* **PROBLEM DESCRIPTION**
Search the data for the word "that". Reproduce every line where it is found.
— Start DATA RECORDS —
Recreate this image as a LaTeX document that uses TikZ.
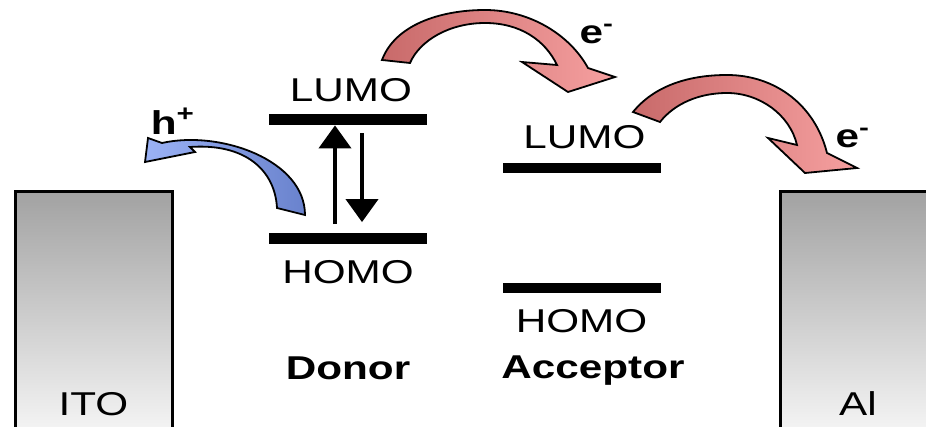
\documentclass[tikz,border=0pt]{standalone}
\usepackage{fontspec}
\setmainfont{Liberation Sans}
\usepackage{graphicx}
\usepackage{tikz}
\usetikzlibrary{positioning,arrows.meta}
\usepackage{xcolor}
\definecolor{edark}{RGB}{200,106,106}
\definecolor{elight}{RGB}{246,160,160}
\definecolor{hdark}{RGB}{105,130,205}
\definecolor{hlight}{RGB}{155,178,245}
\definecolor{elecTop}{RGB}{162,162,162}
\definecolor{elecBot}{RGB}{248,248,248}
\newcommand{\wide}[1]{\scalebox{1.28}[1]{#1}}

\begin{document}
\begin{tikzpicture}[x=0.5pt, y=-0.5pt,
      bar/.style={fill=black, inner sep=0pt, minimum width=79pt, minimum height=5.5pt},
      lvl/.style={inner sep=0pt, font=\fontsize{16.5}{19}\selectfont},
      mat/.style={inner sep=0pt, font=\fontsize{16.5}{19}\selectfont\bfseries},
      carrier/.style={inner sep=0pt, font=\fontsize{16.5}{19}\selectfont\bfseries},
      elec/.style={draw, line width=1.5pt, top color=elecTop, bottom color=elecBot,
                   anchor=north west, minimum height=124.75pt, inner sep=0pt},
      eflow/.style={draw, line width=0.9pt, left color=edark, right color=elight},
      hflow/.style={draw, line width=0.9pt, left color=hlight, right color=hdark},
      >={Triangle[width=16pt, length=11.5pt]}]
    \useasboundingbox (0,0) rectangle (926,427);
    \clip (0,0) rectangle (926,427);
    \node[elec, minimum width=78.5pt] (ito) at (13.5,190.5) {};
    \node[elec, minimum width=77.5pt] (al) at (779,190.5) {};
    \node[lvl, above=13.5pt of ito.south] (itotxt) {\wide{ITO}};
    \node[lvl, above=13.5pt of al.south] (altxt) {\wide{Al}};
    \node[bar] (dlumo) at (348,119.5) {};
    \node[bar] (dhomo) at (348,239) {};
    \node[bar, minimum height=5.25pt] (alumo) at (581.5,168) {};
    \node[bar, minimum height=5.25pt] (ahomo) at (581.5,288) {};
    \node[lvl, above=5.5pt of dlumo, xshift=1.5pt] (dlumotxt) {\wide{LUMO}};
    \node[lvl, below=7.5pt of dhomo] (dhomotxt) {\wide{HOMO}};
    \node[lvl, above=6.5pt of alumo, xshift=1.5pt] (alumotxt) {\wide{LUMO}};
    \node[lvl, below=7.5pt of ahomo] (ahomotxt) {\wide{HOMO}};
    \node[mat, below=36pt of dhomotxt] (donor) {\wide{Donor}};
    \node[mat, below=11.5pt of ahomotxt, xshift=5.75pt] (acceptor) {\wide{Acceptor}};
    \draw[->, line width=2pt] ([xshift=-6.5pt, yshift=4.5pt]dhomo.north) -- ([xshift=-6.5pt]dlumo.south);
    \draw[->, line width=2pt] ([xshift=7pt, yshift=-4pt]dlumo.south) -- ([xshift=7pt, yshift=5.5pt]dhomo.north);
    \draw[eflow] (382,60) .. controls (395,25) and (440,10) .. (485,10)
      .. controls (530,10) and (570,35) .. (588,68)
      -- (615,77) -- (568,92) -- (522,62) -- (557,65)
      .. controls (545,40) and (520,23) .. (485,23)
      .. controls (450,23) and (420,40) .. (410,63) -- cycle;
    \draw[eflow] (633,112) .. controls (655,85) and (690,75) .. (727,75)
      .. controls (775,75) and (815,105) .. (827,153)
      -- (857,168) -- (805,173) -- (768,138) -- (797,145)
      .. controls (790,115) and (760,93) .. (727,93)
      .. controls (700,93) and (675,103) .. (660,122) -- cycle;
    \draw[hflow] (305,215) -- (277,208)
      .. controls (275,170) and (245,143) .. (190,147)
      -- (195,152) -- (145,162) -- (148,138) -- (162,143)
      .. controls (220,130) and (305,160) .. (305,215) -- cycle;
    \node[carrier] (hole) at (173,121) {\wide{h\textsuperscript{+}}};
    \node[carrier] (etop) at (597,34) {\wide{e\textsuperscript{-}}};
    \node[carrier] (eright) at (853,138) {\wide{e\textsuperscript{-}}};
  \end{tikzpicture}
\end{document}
— End DATA RECORDS —
— Start DATA RECORDS —
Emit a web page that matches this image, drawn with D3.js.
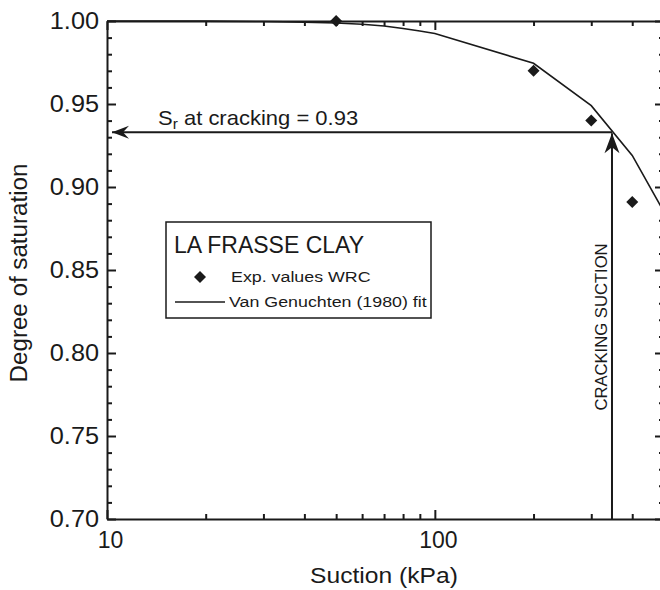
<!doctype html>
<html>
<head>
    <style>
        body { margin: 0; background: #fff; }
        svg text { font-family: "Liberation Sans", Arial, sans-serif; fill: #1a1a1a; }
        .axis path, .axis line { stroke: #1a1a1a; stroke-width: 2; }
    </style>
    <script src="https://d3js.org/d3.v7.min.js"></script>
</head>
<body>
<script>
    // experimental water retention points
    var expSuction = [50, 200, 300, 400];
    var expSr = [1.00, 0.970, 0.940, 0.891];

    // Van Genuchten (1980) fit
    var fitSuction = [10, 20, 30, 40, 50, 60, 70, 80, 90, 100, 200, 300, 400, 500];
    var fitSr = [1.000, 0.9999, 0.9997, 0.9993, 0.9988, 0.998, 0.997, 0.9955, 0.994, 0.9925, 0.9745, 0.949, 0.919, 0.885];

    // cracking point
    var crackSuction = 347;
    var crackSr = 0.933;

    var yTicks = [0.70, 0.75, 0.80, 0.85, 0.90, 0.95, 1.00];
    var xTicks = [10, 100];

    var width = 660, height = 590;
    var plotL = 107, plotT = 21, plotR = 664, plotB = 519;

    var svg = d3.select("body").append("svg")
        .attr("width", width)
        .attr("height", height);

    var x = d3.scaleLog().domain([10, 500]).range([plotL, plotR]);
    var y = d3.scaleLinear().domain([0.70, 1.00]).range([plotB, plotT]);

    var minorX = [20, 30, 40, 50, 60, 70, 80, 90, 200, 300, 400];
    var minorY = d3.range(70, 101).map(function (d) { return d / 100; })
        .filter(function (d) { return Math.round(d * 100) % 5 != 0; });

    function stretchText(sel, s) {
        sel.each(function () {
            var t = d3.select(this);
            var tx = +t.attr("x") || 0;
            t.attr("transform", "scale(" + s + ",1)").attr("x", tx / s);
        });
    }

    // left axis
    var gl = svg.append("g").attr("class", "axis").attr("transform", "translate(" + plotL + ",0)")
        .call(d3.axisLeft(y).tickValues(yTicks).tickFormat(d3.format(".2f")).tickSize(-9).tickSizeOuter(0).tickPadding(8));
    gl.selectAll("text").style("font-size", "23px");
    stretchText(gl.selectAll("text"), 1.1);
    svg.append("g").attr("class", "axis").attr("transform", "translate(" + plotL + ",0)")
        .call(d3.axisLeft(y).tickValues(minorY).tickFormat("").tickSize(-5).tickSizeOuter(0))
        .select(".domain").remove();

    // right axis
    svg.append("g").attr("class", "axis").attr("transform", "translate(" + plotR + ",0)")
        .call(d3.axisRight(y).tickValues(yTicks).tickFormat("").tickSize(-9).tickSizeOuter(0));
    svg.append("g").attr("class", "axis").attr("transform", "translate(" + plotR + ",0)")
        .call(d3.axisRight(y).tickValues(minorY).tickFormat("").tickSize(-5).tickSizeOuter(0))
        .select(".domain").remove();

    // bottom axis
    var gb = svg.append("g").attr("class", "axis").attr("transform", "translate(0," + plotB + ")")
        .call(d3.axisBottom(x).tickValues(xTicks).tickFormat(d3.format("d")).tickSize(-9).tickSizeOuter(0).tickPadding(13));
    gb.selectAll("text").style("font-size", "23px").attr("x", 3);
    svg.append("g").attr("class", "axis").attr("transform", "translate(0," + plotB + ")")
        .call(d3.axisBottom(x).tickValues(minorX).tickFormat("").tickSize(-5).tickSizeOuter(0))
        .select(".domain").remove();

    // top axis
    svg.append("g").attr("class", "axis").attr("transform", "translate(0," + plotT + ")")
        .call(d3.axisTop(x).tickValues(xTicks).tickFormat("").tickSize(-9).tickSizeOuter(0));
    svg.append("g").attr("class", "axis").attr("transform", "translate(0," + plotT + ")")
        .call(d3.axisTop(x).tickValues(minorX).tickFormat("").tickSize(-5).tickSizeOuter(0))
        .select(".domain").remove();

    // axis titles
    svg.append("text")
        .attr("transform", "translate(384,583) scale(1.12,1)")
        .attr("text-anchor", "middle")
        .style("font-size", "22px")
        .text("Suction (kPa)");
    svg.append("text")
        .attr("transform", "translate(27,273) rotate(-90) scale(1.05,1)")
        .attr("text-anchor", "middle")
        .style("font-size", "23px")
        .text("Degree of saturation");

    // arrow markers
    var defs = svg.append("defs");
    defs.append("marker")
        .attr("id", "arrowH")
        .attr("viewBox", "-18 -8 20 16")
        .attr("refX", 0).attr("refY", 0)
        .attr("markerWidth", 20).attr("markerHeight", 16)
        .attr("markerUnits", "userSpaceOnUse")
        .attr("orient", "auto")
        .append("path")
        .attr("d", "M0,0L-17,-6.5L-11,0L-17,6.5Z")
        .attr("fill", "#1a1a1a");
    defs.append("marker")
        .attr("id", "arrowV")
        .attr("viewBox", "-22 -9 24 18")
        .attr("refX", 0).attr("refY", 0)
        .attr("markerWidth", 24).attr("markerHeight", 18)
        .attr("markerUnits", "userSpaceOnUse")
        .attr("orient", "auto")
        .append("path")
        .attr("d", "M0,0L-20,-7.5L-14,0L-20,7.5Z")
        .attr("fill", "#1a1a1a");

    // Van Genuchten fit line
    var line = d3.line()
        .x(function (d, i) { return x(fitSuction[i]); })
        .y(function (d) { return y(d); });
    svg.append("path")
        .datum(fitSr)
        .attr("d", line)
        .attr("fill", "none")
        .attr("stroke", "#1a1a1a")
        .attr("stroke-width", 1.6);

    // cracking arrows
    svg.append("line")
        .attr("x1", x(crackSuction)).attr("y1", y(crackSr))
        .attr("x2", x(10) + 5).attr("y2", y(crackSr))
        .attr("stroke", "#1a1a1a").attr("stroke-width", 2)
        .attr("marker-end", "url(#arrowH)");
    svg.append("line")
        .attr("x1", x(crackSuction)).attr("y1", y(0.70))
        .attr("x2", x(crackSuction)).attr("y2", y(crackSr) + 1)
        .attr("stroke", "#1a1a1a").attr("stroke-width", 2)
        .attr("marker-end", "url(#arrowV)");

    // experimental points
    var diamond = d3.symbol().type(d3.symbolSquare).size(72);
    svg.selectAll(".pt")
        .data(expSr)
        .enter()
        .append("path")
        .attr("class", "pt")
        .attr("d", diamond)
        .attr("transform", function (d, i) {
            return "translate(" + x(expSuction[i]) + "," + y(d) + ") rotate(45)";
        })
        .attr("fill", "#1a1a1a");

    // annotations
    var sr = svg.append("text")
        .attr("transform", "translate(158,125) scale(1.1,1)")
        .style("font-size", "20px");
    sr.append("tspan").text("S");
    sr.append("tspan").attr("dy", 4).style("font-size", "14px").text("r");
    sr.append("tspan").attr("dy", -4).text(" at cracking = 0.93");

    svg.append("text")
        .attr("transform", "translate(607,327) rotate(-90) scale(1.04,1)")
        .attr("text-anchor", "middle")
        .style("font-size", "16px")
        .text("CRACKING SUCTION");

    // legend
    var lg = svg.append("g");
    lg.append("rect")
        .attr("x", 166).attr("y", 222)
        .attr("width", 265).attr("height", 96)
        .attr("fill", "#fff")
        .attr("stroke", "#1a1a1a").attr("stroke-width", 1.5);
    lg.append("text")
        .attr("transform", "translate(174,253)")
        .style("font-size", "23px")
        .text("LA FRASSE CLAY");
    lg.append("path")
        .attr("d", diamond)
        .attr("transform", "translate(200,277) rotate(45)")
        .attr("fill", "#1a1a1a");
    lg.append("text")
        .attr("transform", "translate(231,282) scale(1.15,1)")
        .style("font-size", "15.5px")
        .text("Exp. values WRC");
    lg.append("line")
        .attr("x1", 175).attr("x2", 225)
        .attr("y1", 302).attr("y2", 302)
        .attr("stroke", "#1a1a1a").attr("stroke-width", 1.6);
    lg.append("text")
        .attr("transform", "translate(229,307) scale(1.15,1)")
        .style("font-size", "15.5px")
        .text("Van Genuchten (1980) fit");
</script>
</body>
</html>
— End DATA RECORDS —
* **COMPLETE ANSWER**
Recreate this image as a LaTeX document that uses TikZ.
Emit a web page that matches this image, drawn with D3.js.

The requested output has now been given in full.